### Data section
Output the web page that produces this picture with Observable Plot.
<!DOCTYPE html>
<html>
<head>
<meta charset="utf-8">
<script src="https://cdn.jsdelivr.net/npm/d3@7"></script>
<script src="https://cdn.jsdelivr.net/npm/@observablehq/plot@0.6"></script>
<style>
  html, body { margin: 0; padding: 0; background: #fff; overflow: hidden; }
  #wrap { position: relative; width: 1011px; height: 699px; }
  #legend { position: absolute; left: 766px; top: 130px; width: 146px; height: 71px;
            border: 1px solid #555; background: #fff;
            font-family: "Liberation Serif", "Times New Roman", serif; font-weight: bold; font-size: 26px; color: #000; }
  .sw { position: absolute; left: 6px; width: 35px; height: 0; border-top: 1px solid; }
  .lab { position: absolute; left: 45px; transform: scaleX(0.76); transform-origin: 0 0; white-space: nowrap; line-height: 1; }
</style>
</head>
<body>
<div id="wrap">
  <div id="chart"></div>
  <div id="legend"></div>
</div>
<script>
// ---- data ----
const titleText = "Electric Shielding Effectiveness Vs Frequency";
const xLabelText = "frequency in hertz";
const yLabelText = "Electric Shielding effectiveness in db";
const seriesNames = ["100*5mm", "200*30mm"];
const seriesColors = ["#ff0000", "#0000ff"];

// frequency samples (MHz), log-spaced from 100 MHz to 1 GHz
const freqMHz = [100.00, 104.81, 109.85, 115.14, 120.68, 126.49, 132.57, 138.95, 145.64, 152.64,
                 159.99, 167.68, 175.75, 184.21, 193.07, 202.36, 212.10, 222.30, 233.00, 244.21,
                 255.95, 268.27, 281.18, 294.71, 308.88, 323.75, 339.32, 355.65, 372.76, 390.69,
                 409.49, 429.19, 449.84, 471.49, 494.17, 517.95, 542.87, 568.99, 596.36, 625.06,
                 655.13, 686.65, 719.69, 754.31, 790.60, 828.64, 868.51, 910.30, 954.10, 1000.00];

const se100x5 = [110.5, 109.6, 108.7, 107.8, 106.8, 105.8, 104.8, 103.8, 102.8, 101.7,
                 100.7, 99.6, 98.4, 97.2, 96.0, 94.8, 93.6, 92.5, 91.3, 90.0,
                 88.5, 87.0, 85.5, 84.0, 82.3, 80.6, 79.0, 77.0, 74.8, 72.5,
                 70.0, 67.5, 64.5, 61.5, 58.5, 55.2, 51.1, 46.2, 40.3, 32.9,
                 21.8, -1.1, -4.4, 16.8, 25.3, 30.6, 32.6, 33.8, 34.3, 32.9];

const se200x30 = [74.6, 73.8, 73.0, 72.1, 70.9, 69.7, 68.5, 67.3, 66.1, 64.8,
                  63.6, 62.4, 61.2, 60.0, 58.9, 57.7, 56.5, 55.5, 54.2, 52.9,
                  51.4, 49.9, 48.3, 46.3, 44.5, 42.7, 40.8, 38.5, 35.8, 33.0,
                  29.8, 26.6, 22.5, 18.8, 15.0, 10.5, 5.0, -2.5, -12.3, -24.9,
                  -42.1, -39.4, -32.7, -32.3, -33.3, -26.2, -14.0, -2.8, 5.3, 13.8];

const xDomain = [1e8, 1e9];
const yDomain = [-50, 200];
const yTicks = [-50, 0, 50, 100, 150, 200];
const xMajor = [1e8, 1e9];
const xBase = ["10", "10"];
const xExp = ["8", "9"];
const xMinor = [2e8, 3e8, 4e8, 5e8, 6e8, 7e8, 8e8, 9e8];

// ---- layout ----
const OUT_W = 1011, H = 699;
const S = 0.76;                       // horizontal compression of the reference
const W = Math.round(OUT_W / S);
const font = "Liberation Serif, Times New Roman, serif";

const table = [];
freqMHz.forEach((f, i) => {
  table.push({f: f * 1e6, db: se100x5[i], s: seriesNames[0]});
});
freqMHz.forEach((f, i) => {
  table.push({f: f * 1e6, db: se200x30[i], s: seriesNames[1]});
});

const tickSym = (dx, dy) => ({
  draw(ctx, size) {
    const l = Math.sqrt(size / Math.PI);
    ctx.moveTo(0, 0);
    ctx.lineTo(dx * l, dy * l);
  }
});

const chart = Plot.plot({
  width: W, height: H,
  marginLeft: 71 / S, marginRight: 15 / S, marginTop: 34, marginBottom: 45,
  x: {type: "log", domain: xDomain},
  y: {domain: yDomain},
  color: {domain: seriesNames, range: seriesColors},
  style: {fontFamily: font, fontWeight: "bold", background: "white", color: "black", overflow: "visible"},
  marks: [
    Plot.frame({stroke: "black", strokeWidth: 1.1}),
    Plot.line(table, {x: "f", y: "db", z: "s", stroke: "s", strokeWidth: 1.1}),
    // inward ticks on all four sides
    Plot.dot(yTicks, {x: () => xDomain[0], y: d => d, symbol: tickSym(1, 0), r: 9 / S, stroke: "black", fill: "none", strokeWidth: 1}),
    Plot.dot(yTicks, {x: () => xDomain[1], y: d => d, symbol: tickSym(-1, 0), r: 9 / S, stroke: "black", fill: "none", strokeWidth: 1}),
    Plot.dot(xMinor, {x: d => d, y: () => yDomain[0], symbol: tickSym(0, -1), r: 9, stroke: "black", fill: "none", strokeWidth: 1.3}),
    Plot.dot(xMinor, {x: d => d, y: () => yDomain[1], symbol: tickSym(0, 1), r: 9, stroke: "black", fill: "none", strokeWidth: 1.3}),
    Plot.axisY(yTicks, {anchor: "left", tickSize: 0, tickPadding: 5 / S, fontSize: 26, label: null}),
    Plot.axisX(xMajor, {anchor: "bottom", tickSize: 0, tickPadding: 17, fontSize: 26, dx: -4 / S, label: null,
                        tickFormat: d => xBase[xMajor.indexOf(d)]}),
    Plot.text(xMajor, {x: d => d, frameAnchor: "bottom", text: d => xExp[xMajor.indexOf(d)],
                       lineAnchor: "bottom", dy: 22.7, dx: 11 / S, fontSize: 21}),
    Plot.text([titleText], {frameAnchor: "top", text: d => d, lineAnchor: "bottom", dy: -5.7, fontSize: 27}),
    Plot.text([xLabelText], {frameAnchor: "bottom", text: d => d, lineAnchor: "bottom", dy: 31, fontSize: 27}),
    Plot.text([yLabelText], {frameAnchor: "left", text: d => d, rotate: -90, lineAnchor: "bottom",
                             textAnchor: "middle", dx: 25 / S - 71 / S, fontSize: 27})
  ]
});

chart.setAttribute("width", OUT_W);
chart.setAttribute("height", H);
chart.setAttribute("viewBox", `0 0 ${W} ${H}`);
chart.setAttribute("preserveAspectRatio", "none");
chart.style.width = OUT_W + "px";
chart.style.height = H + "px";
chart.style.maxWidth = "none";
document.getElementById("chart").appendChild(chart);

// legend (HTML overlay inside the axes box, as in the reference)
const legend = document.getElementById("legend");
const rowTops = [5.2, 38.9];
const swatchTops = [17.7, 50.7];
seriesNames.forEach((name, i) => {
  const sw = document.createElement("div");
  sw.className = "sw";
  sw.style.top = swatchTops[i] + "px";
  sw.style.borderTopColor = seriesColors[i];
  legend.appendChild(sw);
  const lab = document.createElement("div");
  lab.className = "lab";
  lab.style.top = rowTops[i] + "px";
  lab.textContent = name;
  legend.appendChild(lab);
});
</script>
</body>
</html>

---

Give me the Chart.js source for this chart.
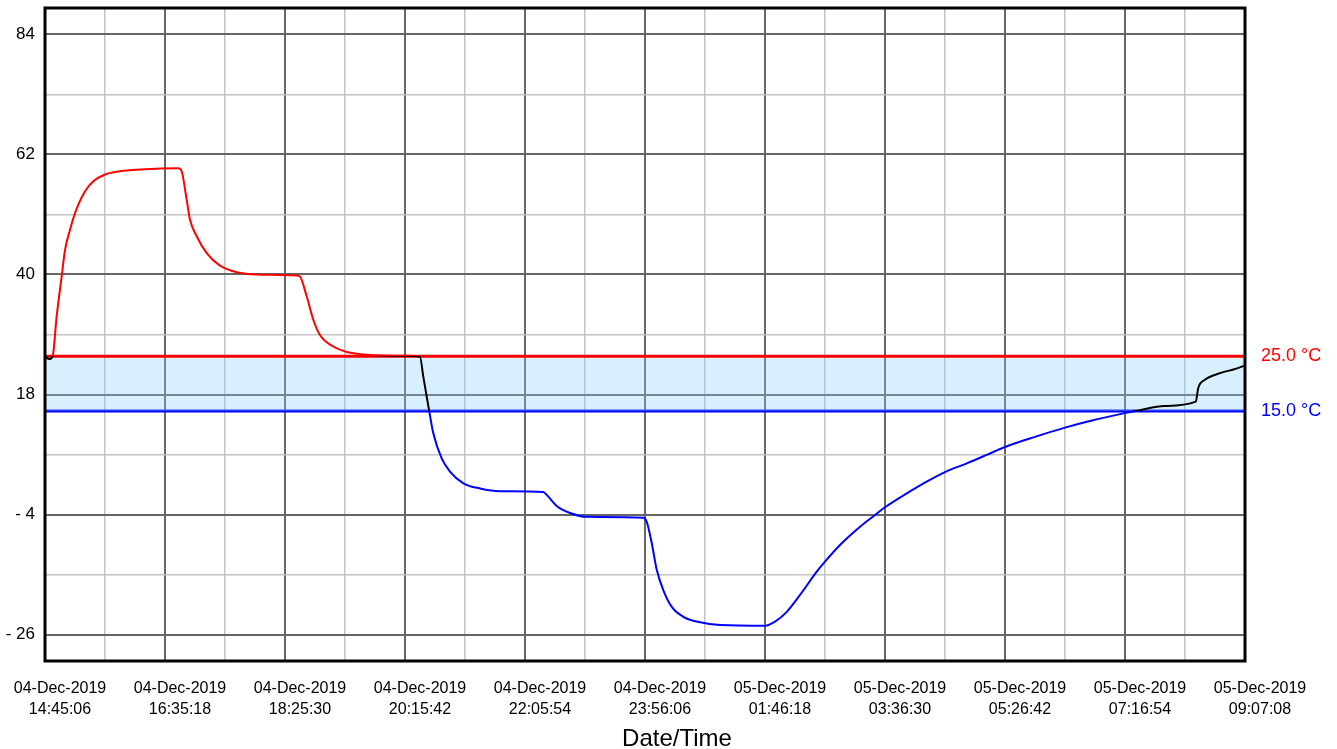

### Work to do
Count each line where the string "this" occurs, and write only the number.

### Final result
2